→ GOAL
Reproduce all of the data below without alteration; exclude every picture.

• • • •

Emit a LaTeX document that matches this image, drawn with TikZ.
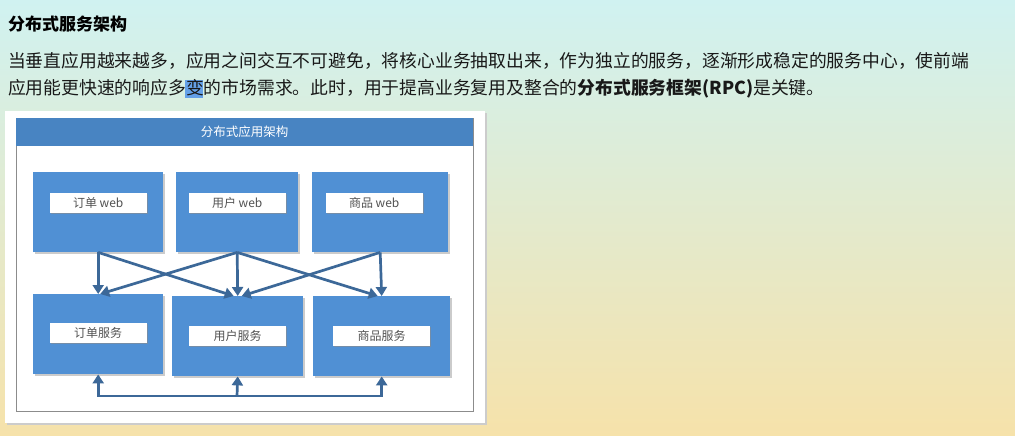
\documentclass[tikz,border=0pt]{standalone}
\usepackage{fontspec}
\setmainfont{Noto Sans CJK SC}
\usetikzlibrary{arrows.meta,positioning,shadows,calc}

\definecolor{bgtop}{RGB}{208,242,241}
\definecolor{bgmid}{RGB}{228,234,200}
\definecolor{bgbot}{RGB}{246,226,170}
\definecolor{boxblue}{RGB}{80,144,212}
\definecolor{headblue}{RGB}{72,132,194}
\definecolor{arrowblue}{RGB}{60,104,152}
\definecolor{selblue}{RGB}{100,160,232}

\begin{document}
\begin{tikzpicture}[x=1pt, y=-1pt,
  txt/.style={anchor=base west, inner sep=0pt, font=\fontsize{17.8}{20}\selectfont, text=black!90},
  tier/.style={rectangle, fill=boxblue, anchor=north west, inner sep=0pt, minimum height=80pt,
               drop shadow={shadow xshift=1.5pt, shadow yshift=-1.5pt, fill=black!40, opacity=.5}},
  tag/.style={rectangle, fill=white, minimum width=97pt, minimum height=20pt, inner sep=0pt,
              font=\fontsize{12}{14}\selectfont, text=black!68,
              drop shadow={shadow xshift=1.2pt, shadow yshift=-1.2pt, fill=black!45, opacity=.6}},
  arr/.style={-{Triangle[length=9pt, width=11pt]}, line width=2.7pt, draw=arrowblue}
]

% page background
\shade[top color=bgtop, middle color=bgmid, bottom color=bgbot] (0,0) rectangle (1015,436);
\useasboundingbox (0,0) rectangle (1015,436);

% heading and paragraph
\node[txt, font=\fontsize{17}{20}\selectfont\bfseries, text=black] (title) at (8,31) {分布式服务架构};
\fill[selblue] (185,80) rectangle (203,98);
\node[txt] (line1) at (8,67) {当垂直应用越来越多，应用之间交互不可避免，将核心业务抽取出来，作为独立的服务，逐渐形成稳定的服务中心，使前端};
\node[txt] (line2) at (8,95) {应用能更快速的响应多变的市场需求。此时，用于提高业务复用及整合的{\bfseries 分布式服务框架(RPC)}是关键。};

% picture card
\fill[black!20] (7,113) rectangle (487,425);
\fill[white] (5,111) rectangle (485,423);
\draw[draw=black!45, line width=0.8pt] (16,118) rectangle (473,411);
\node[rectangle, fill=headblue, anchor=north west, inner sep=0pt, minimum width=457pt, minimum height=28pt,
      font=\fontsize{12.5}{14}\selectfont, text=white] (head) at (16,118) {分布式应用架构};

% web tier
\node[tier, minimum width=130pt] (web1) at (33,172) {};
\node[tier, minimum width=122pt] (web2) at (176,172) {};
\node[tier, minimum width=136pt] (web3) at (312,172) {};
\node[tag, below=21pt of web1.north] {订单 web};
\node[tag, below=21pt of web2.north] {用户 web};
\node[tag, below=21pt of web3.north, xshift=-6pt] {商品 web};

% service tier
\node[tier, minimum width=130pt] (svc1) at (33,294) {};
\node[tier, minimum width=131pt] (svc2) at (172,296) {};
\node[tier, minimum width=137pt] (svc3) at (313,296) {};
\node[tag, below=29pt of svc1.north] {订单服务};
\node[tag, below=30pt of svc2.north] {用户服务};
\node[tag, below=30pt of svc3.north] {商品服务};

% calls between tiers
\draw[arr] (web1.south) -- (svc1.north);
\draw[arr] (web1.south) -- ($(svc2.north)+(-4,0)$);
\draw[arr] (web2.south) -- ($(svc1.north)+(2,0)$);
\draw[arr] (web2.south) -- (svc2.north);
\draw[arr] (web2.south) -- ($(svc3.north)+(-4,0)$);
\draw[arr] (web3.south) -- ($(svc2.north)+(4,0)$);
\draw[arr] (web3.south) -- (svc3.north);

% calls among services
\coordinate (bus) at (237,396);
\draw[arr] (bus) -| (svc1.south);
\draw[arr] (bus) -| (svc3.south);
\draw[arr] (bus) -- (svc2.south);

\end{tikzpicture}
\end{document}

• • • •

→ TASK RESPONSE
Emit a LaTeX document that matches this image, drawn with TikZ.
\documentclass[tikz,border=0pt]{standalone}
\usepackage{fontspec}
\setmainfont{Noto Sans CJK SC}
\usetikzlibrary{arrows.meta,positioning,shadows,calc}

\definecolor{bgtop}{RGB}{208,242,241}
\definecolor{bgmid}{RGB}{228,234,200}
\definecolor{bgbot}{RGB}{246,226,170}
\definecolor{boxblue}{RGB}{80,144,212}
\definecolor{headblue}{RGB}{72,132,194}
\definecolor{arrowblue}{RGB}{60,104,152}
\definecolor{selblue}{RGB}{100,160,232}

\begin{document}
\begin{tikzpicture}[x=1pt, y=-1pt,
  txt/.style={anchor=base west, inner sep=0pt, font=\fontsize{17.8}{20}\selectfont, text=black!90},
  tier/.style={rectangle, fill=boxblue, anchor=north west, inner sep=0pt, minimum height=80pt,
               drop shadow={shadow xshift=1.5pt, shadow yshift=-1.5pt, fill=black!40, opacity=.5}},
  tag/.style={rectangle, fill=white, minimum width=97pt, minimum height=20pt, inner sep=0pt,
              font=\fontsize{12}{14}\selectfont, text=black!68,
              drop shadow={shadow xshift=1.2pt, shadow yshift=-1.2pt, fill=black!45, opacity=.6}},
  arr/.style={-{Triangle[length=9pt, width=11pt]}, line width=2.7pt, draw=arrowblue}
]

% page background
\shade[top color=bgtop, middle color=bgmid, bottom color=bgbot] (0,0) rectangle (1015,436);
\useasboundingbox (0,0) rectangle (1015,436);

% heading and paragraph
\node[txt, font=\fontsize{17}{20}\selectfont\bfseries, text=black] (title) at (8,31) {分布式服务架构};
\fill[selblue] (185,80) rectangle (203,98);
\node[txt] (line1) at (8,67) {当垂直应用越来越多，应用之间交互不可避免，将核心业务抽取出来，作为独立的服务，逐渐形成稳定的服务中心，使前端};
\node[txt] (line2) at (8,95) {应用能更快速的响应多变的市场需求。此时，用于提高业务复用及整合的{\bfseries 分布式服务框架(RPC)}是关键。};

% picture card
\fill[black!20] (7,113) rectangle (487,425);
\fill[white] (5,111) rectangle (485,423);
\draw[draw=black!45, line width=0.8pt] (16,118) rectangle (473,411);
\node[rectangle, fill=headblue, anchor=north west, inner sep=0pt, minimum width=457pt, minimum height=28pt,
      font=\fontsize{12.5}{14}\selectfont, text=white] (head) at (16,118) {分布式应用架构};

% web tier
\node[tier, minimum width=130pt] (web1) at (33,172) {};
\node[tier, minimum width=122pt] (web2) at (176,172) {};
\node[tier, minimum width=136pt] (web3) at (312,172) {};
\node[tag, below=21pt of web1.north] {订单 web};
\node[tag, below=21pt of web2.north] {用户 web};
\node[tag, below=21pt of web3.north, xshift=-6pt] {商品 web};

% service tier
\node[tier, minimum width=130pt] (svc1) at (33,294) {};
\node[tier, minimum width=131pt] (svc2) at (172,296) {};
\node[tier, minimum width=137pt] (svc3) at (313,296) {};
\node[tag, below=29pt of svc1.north] {订单服务};
\node[tag, below=30pt of svc2.north] {用户服务};
\node[tag, below=30pt of svc3.north] {商品服务};

% calls between tiers
\draw[arr] (web1.south) -- (svc1.north);
\draw[arr] (web1.south) -- ($(svc2.north)+(-4,0)$);
\draw[arr] (web2.south) -- ($(svc1.north)+(2,0)$);
\draw[arr] (web2.south) -- (svc2.north);
\draw[arr] (web2.south) -- ($(svc3.north)+(-4,0)$);
\draw[arr] (web3.south) -- ($(svc2.north)+(4,0)$);
\draw[arr] (web3.south) -- (svc3.north);

% calls among services
\coordinate (bus) at (237,396);
\draw[arr] (bus) -| (svc1.south);
\draw[arr] (bus) -| (svc3.south);
\draw[arr] (bus) -- (svc2.south);

\end{tikzpicture}
\end{document}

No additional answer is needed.